Pitching the Farmer in Farmer’s Market

Written by Joanna Fantozzi on . Posted in News West Side Spirit.


With the early harvest season in full swing, green markets are fine-tuning their stance against Whole Foods and others

“Are your chickens free-roaming, and what do you feed them?” asks a woman holding a recyclable grocery bag, and eyeing an egg carton full of brown, spotted eggs.

The farmer in question launches into an animated discussion about his chickens, knowing that other organic options, from Whole Foods to Fresh Direct — are a short walk or a click away.
So what is the difference between buying your arugula at a place like Whole Foods or at a farmer’s market?
According to greenmarket farmers like Andrew Cote, who harvests honey from beehives all over the city, and Robert Allen, who co-owns Meredith’s Bread and sells bread and pies to the markets, it’s the personal touch of farmer’s markets that allows them to stay competetive.
“We’ve tried just about everything, but the face-to-face sale is the best,” said Allen. “The customer gets to see a real person and we get real feedback.”
There are 50 Grow NYC greenmarkets dotted throughout the city, as well as a variety of other farmers markets. And despite an onslaught of competition in recent years, as consumers have become more aware of the quality and provenance of their food, most of them are holding their own.
“The same person making the food is the person selling you,” said farmer Jeanne Hodesh. “It doesn’t get any more direct than that.”
We spoke to a few of the regular vendors at the Tucker Square Greenmarket (Columbus Ave at 66th Street, Thursdays and Saturdays, year-round 8:00 a.m. – 5:00 p.m.) to find out what sets them apart from their big-box competitors.

Locust Grove Fruit Farm
Milton-on-Hudson, NY
Locust Grove offers a wide variety of fruit and vegetables in season. Right now their stands are full of apples, grapes, plums, peaches and nectarines. The farm was established in 1820, and as the majority of the farms selling their produce here, Locust Grove farm is a family farm, this one seventh generation.
Carl Otto, one of the workers, spoke about their produce. It’s not organic, but they use a low-spray program put out by Cornell University. “Our produce comes from the area, we can leave fruit on the bush longer, which gives them a good flavor,” Otto said, while bright apples and peaches from California have to be picked earlier in order to preserve taste and freshness during their trip from the west to the east.
One of the regulars of the Tucker Square green market gave the same reason why she shops here instead of the grocery stores for her produce: “The apples have more flavor, I’d rather buy them here,” she said.

Prospect Hill Orchards
Milton, NY
Prospect Hill has been in business for over 200 years. This past week they brought different kinds of apples, peaches, pears, honey, granola products and pastry (homemade cookies, muffins and fruit pies) to the Tucker Square Greenmarket. Pam Clarke, one of the owners, said that their apples and peaches are partially organic. “In general, stuff is fresher. We`ve got three kinds of apples that just got picked up yesterday. You won`t find it in a grocery store,” said Pam. At the peak of season their farm has twenty five kinds of apples.

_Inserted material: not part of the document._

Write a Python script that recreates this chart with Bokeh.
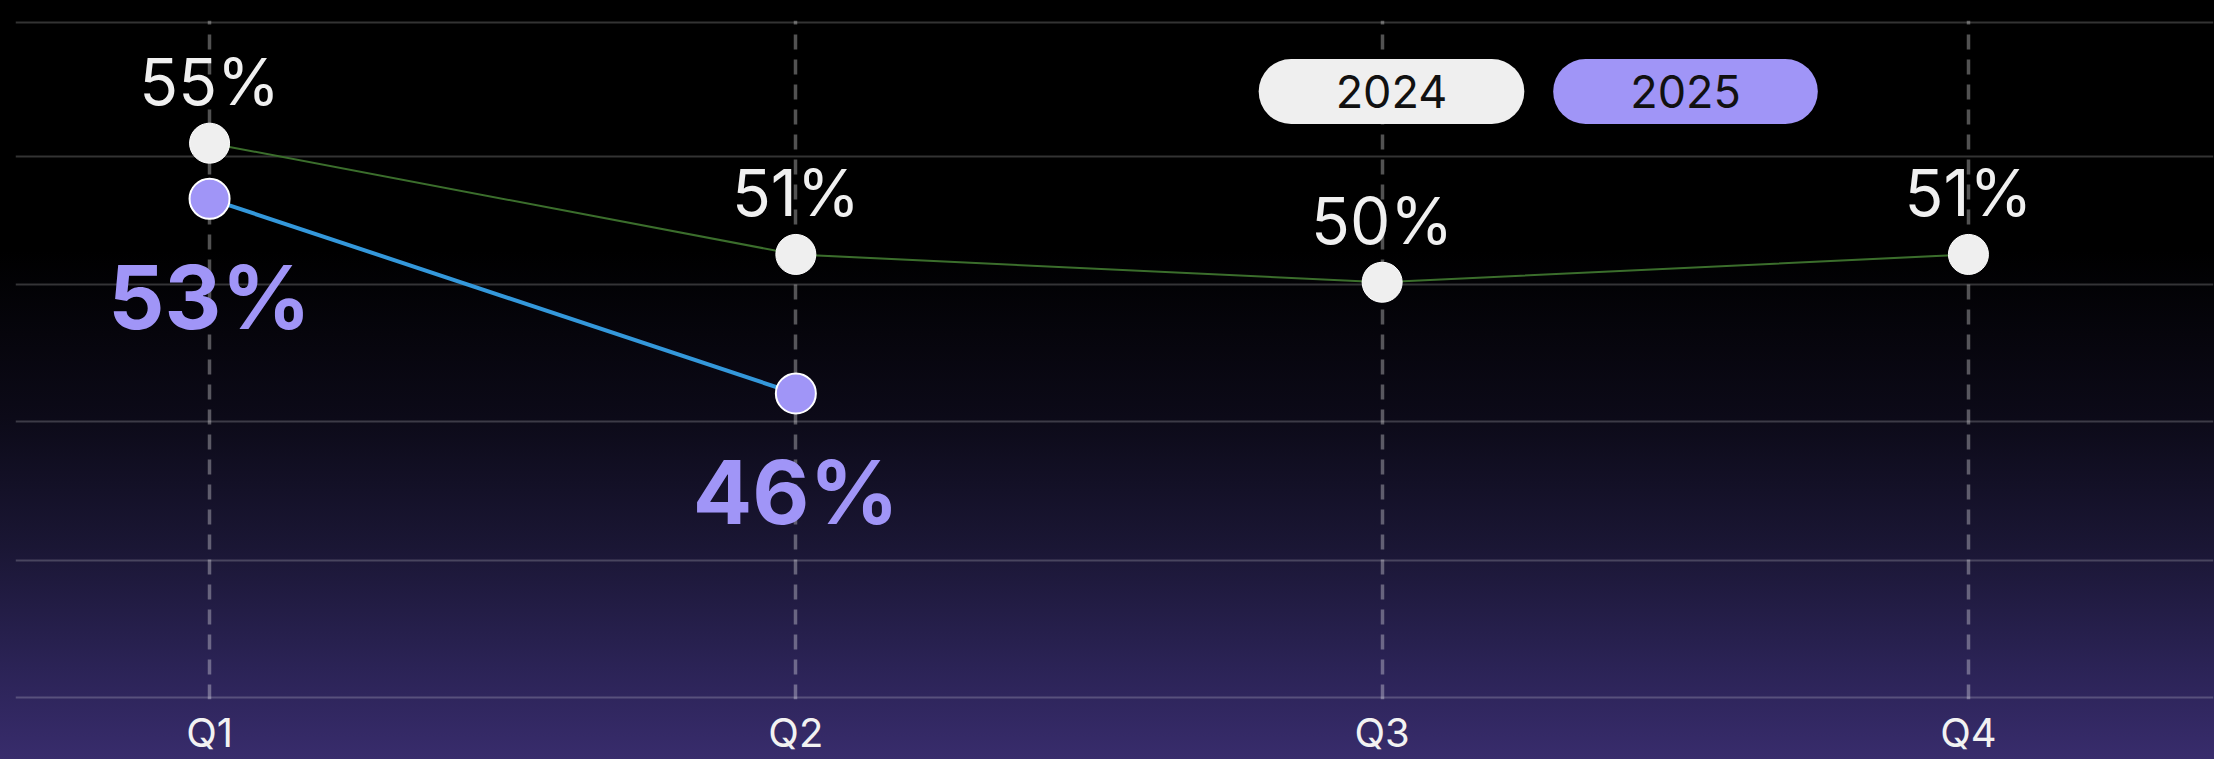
from bokeh.plotting import figure
from bokeh.models import Range1d, FixedTicker, Label
from bokeh.core.properties import value
from bokeh.embed import file_html
from bokeh.resources import INLINE

# ---- data ----
quarters = ["Q1", "Q2", "Q3", "Q4"]
series_2024 = [55, 51, 50, 51]
series_2025 = [53, 46]
labels_2024 = [f"{v}%" for v in series_2024]
labels_2025 = [f"{v}%" for v in series_2025]
grid_values = [35.06, 40.0, 44.98, 49.93, 54.52, 59.33]
legend_names = ["2024", "2025"]

x24 = list(range(len(series_2024)))
x25 = list(range(len(series_2025)))

WHITE = "#efefef"
PURPLE = "#a095f7"

gradient = ("linear-gradient(to bottom, #000000 0%, #000000 33%, #0c0a18 55%, "
            "#1a1634 72%, #2b2356 88%, #382c6c 100%)")

p = figure(width=2214, height=759, output_backend="svg", toolbar_location=None,
           x_range=Range1d(-0.331, 3.418), y_range=Range1d(35.0, 59.41),
           min_border_left=15, min_border_right=1, min_border_top=20,
           min_border_bottom=59,
           background_fill_color=None, border_fill_color=None,
           outline_line_color=None,
           styles={"position": "fixed", "top": "0px", "left": "0px",
                   "background": gradient})

p.yaxis.visible = False
p.ygrid.ticker = FixedTicker(ticks=grid_values)
p.ygrid.grid_line_color = "#ffffff"
p.ygrid.grid_line_alpha = 0.2
p.ygrid.grid_line_width = 2

p.xaxis.ticker = FixedTicker(ticks=x24)
p.xaxis.major_label_overrides = {i: q for i, q in enumerate(quarters)}
p.xaxis.major_label_text_font = "Inter"
p.xaxis.major_label_text_font_size = "40px"
p.xaxis.major_label_text_color = "#f2f2f2"
p.xaxis.axis_line_color = None
p.xaxis.major_tick_line_color = None
p.xaxis.minor_tick_line_color = None
p.xaxis.major_tick_out = 0
p.xaxis.major_tick_in = 0
p.xaxis.minor_tick_out = 0
p.xaxis.minor_tick_in = 0
p.xaxis.major_label_standoff = 8

p.xgrid.ticker = FixedTicker(ticks=x24)
p.xgrid.grid_line_color = "#ffffff"
p.xgrid.grid_line_alpha = 0.32
p.xgrid.grid_line_width = 3.5
p.xgrid.grid_line_dash = "15 10"

p.line(x24, series_2024, line_color="#3b6e2c", line_width=2)
p.line(x25, series_2025, line_color="#3498db", line_width=4)
p.scatter(x24, series_2024, size=40, fill_color=WHITE, line_color="#ffffff",
          line_width=1)
p.scatter(x25, series_2025, size=40, fill_color=PURPLE, line_color="#ffffff",
          line_width=2)

p.text(x=x24, y=series_2024, text=labels_2024, text_font=value("Inter"),
       text_font_size="64px", text_color="#f0f0f0", text_align="center",
       text_baseline="alphabetic", y_offset=-62)
p.text(x=x25, y=series_2025, text=labels_2025, text_font=value("Inter"),
       text_font_size="88px", text_font_style="bold", text_color=PURPLE,
       text_align="center", text_baseline="alphabetic", y_offset=98)

pill_fills = [WHITE, PURPLE]
pill_x = [1376, 1670]
for name, fill, px in zip(legend_names, pill_fills, pill_x):
    p.add_layout(Label(x=px, y=608, x_units="screen", y_units="screen",
                       text=name, text_align="center", text_baseline="middle",
                       text_font="Inter", text_font_size="45px",
                       text_color="#111111", background_fill_color=fill,
                       border_radius=33,
                       padding=dict(left=77, right=77, top=16, bottom=16)))

open("out.html", "w").write(file_html(p, INLINE))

Bobolink Dairy & Bakehouse
Milford, NJ
Bobolink Dairy & Bakehouse produces 100 percent grass-fed raw cow’s milk cheeses, wood-fired rustic breads and pasture-raised meats. Nina White, a co-owner of Bobolink Dairy&Bakehouse, spoke about the freshness of her goods (cheeses and breads): “Everything I do is made with the finest raw ingredients. My cows eat only grass on my property. In winter times they are not milked and eat hay. They are basically raised if they were in nature.” Their cheeses are made daily; the process of making cheese takes half a day. “My animals rarely need medication because they do not have stress,” White said. “If the cow has a scratch from a tree branch I’ll give her medication.” The cheeses are created by her husband, and they even give them names. As for breads, White uses whole generically approved grains: “I pay for grains more, because they are better. I get them directly from the farmer.”
Karen McLaughlim buys White’s produce every week. She has been doing it ever since they opened in 2003. She says she prefers buying here because she likes buying from people she knows. Even though the prices are a little higher, she still likes to buy her breads and cheeses here. “I like the people, the food and it’s quality is better, it’s delicious,” she said.